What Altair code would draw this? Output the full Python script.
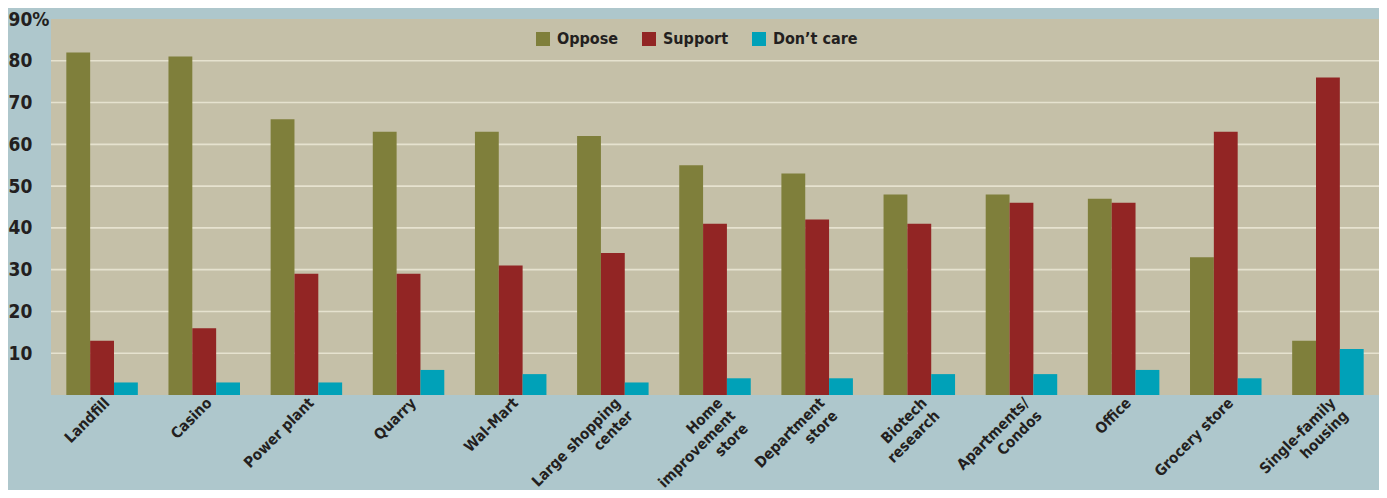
import altair as alt
import pandas as pd

categories = ["Landfill", "Casino", "Power plant", "Quarry", "Wal-Mart",
              "Large shopping|center", "Home|improvement|store", "Department|store",
              "Biotech|research", "Apartments/|Condos", "Office", "Grocery store",
              "Single-family|housing"]
series = ["Oppose", "Support", "Don\u2019t care"]
oppose = [82, 81, 66, 63, 63, 62, 55, 53, 48, 48, 47, 33, 13]
support = [13, 16, 29, 29, 31, 34, 41, 42, 41, 46, 46, 63, 76]
dontcare = [3, 3, 3, 6, 5, 3, 4, 4, 5, 5, 6, 4, 11]
grid_values = [10, 20, 30, 40, 50, 60, 70, 80]
y_ticks = [10, 20, 30, 40, 50, 60, 70, 80, 90]
colors = ["#7f7f3b", "#922524", "#00a1b8"]

rows = []
for i, c in enumerate(categories):
    for s, vals in zip(series, [oppose, support, dontcare]):
        rows.append({"cat": c, "series": s, "value": vals[i]})
df = pd.DataFrame(rows)
grid_df = pd.DataFrame({"v": grid_values})

FONT = "DejaVu Sans Condensed, DejaVu Sans, sans-serif"

y_scale = alt.Scale(domain=[0, 90], nice=False)
y_axis = alt.Axis(title=None, values=y_ticks,
                  labelExpr="datum.value == 90 ? '90%' : datum.label",
                  labelAlign="left", labelPadding=43, tickSize=0,
                  ticks=False, domain=False, grid=False,
                  labelFont=FONT, labelFontSize=19, labelFontWeight="bold",
                  labelColor="#231f20")

grid = alt.Chart(grid_df).mark_rule(color="#e6e2cf", strokeWidth=1.6).encode(
    y=alt.Y("v:Q", scale=y_scale, axis=y_axis)
)

bars = alt.Chart(df).mark_bar().encode(
    x=alt.X("cat:N", sort=categories,
            scale=alt.Scale(paddingInner=0.3, paddingOuter=0.15),
            axis=alt.Axis(title=None, labelAngle=-45, labelAlign="right",
                          labelBaseline="top", labelPadding=0, labelOffset=0,
                          labelExpr="split(datum.label, '|')",
                          labelFont=FONT, labelFontSize=15, labelFontWeight="bold",
                          labelColor="#231f20", labelLineHeight=18,
                          ticks=False, domain=False, grid=False, labelLimit=400)),
    xOffset=alt.XOffset("series:N", sort=series),
    y=alt.Y("value:Q", scale=y_scale, axis=y_axis),
    color=alt.Color("series:N", sort=series,
                    scale=alt.Scale(domain=series, range=colors),
                    legend=alt.Legend(title=None, orient="none", legendX=484, legendY=12,
                                      direction="horizontal", symbolType="square",
                                      symbolSize=196, symbolStrokeWidth=0,
                                      labelFont=FONT, labelFontSize=16,
                                      labelFontWeight="bold", labelColor="#231f20",
                                      labelOffset=6, columnPadding=22)),
)

chart = alt.layer(grid, bars).properties(
    width=1328, height=376,
    background="#aec7cc",
    padding={"left": 43, "top": 11, "right": 0, "bottom": 95},
    autosize=alt.AutoSizeParams(type="none"),
).configure_view(fill="#c5c0a8", stroke=None)

chart.save("out.html", embed_options={"renderer": "svg", "actions": False})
========
● SHORT EXERCISE
Starting at the top of the listing above, reproduce each line up to and including the one with "Sans Condensed, DejaVu"; omit the pictures.

● THE RESPONSE
What Altair code would draw this? Output the full Python script.
import altair as alt
import pandas as pd

categories = ["Landfill", "Casino", "Power plant", "Quarry", "Wal-Mart",
              "Large shopping|center", "Home|improvement|store", "Department|store",
              "Biotech|research", "Apartments/|Condos", "Office", "Grocery store",
              "Single-family|housing"]
series = ["Oppose", "Support", "Don\u2019t care"]
oppose = [82, 81, 66, 63, 63, 62, 55, 53, 48, 48, 47, 33, 13]
support = [13, 16, 29, 29, 31, 34, 41, 42, 41, 46, 46, 63, 76]
dontcare = [3, 3, 3, 6, 5, 3, 4, 4, 5, 5, 6, 4, 11]
grid_values = [10, 20, 30, 40, 50, 60, 70, 80]
y_ticks = [10, 20, 30, 40, 50, 60, 70, 80, 90]
colors = ["#7f7f3b", "#922524", "#00a1b8"]

rows = []
for i, c in enumerate(categories):
    for s, vals in zip(series, [oppose, support, dontcare]):
        rows.append({"cat": c, "series": s, "value": vals[i]})
df = pd.DataFrame(rows)
grid_df = pd.DataFrame({"v": grid_values})

FONT = "DejaVu Sans Condensed, DejaVu Sans, sans-serif"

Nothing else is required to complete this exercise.